Reasoning…Memcached

If you are a newcomer to the caching world, you may probable thing:  “Why should I use Memcached? MySQL cache is faster.”

This is true. But real life problems are quite different than theory. So, before I answer, let me set the stage using a simple scenario. I have a demo database table named “snames” which has 38.000 records with hierarchical data. And this is a query I need to execute:

select count(*) as leavesNum from 
(
    select * from snames 
    where (accepted = 1) and (path LIKE '/7/14/%' OR path = '/7/14')
) nodes 
where not exists 
(
    select * from snames where accepted = 1 and parent_id = nodes.id
)

You don’t need to fully understand the table schema.

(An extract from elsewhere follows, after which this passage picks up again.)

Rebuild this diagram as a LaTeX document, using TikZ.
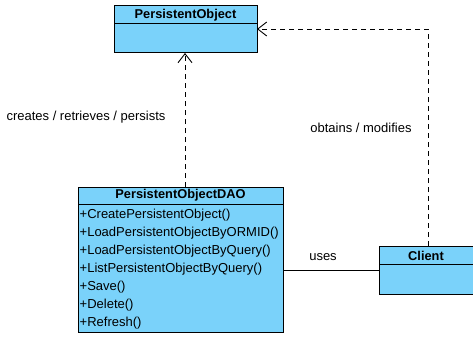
\documentclass[tikz,border=0pt]{standalone}
\usepackage{fontspec}
\setmainfont{Liberation Sans}
\usetikzlibrary{arrows.meta}
\definecolor{classfill}{RGB}{122,210,250}
\begin{document}
\begin{tikzpicture}[x=1pt,y=-1pt,
  classbox/.style={draw=black,fill=classfill,line width=1pt,anchor=north west,inner sep=0pt,outer sep=0pt},
  title/.style={font=\fontsize{12.8}{14}\selectfont\bfseries,inner sep=0pt},
  member/.style={font=\fontsize{13}{14}\selectfont,anchor=west,inner sep=0pt},
  lbl/.style={font=\fontsize{13}{14}\selectfont,inner sep=0pt},
  dep/.style={draw=black,line width=0.9pt,dash pattern=on 5pt off 4pt,-{Straight Barb[length=9pt,width=14pt,line width=0.9pt]}},
  assoc/.style={draw=black,line width=0.9pt}]
\useasboundingbox (0,0) rectangle (473,342);
% PersistentObject
\node[classbox,minimum width=143pt,minimum height=47pt] (po) at (114,6) {};
\draw[line width=1pt] (114,24) -- (257,24);
\node[title] (potitle) at (185.5,15) {PersistentObject};
% PersistentObjectDAO
\node[classbox,minimum width=205pt,minimum height=145pt] (dao) at (78,187) {};
\draw[line width=1pt] (78,204) -- (283,204);
\node[title] (daotitle) at (180.5,195.5) {PersistentObjectDAO};
\node[member] (m1) at (79.5,215) {+CreatePersistentObject()};
\node[member] (m2) at (79.5,233) {+LoadPersistentObjectByORMID()};
\node[member] (m3) at (79.5,251) {+LoadPersistentObjectByQuery()};
\node[member] (m4) at (79.5,269) {+ListPersistentObjectByQuery()};
\node[member] (m5) at (79.5,287) {+Save()};
\node[member] (m6) at (79.5,305) {+Delete()};
\node[member] (m7) at (79.5,323) {+Refresh()};
% Client
\node[classbox,minimum width=96pt,minimum height=48pt] (client) at (379,246) {};
\draw[line width=1pt] (379,264) -- (475,264);
\node[title] (clienttitle) at (426,255.5) {Client};
% connectors
\coordinate (ax) at (185,0);
\coordinate (cx) at (428,29);
\coordinate (uy) at (0,270);
\draw[dep] (ax |- dao.north) -- (ax |- po.south);
\draw[dep] (cx |- client.north) -- (cx) -- (po.east |- cx);
\draw[assoc] (dao.east |- uy) -- (client.west |- uy);
% labels
\node[lbl] (l1) at (86,117) {creates / retrieves / persists};
\node[lbl] (l2) at (361,128) {obtains / modifies};
\node[lbl] (l3) at (323,257) {uses};
\end{tikzpicture}
\end{document}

I justed picked up a query with a level of complication out of a real case scenario I have worked with.

Now let’s see two cases. The one is using MySQLi to execute the query and the second is to retrieve the results from Memcached. For the sake of our example, Memcached and MySQL are installed on the same server and there is no significant load to this server. I timed the execution time having the MySQL cache enabled (for the first case) and these are the results:

MySQLi         =  0.07 ms
Memcached =  0,35-0,65 ms

As expected, the database execution time is much faster than retrieving the results from Memcached.

So why use Memcached ?

1. MySQL cache cannot fit all query results. What happens when query diversity makes queries fall out of cached results? Let’s try to disable MySQL cache. Here are the results:

MySQLi         =  49 ms
Memcached =  0,35-0,65 ms

Oops! Yeah, I know what you think!  🙂

2. What happens if in a high traffic application we have frequent writes but we can afford stale data in reads (e.g we are allowed to update the provided data every 3 hours). Writes are slower and invalidate the MySQL cache. This can reduce by a lot our capability to serve high volume of read queries. If we use Memcached for reads and MySQL for writes, we can quite solve this problem.

3. With a caching server you can flush only entries with certain prefix when a specific write action happens and so keep the major part of cache intact. Of course, Memcached does not support this functionality but you can do a trick here. You can define a prefix (or namespace) in your application for groups of keys. Any key that you set in Memcached as that prefix before it. Whenever you want to “delete” stuff from Memcached, just change the prefix. And whenever you want to lookup a key in Memcached, add that prefix to it.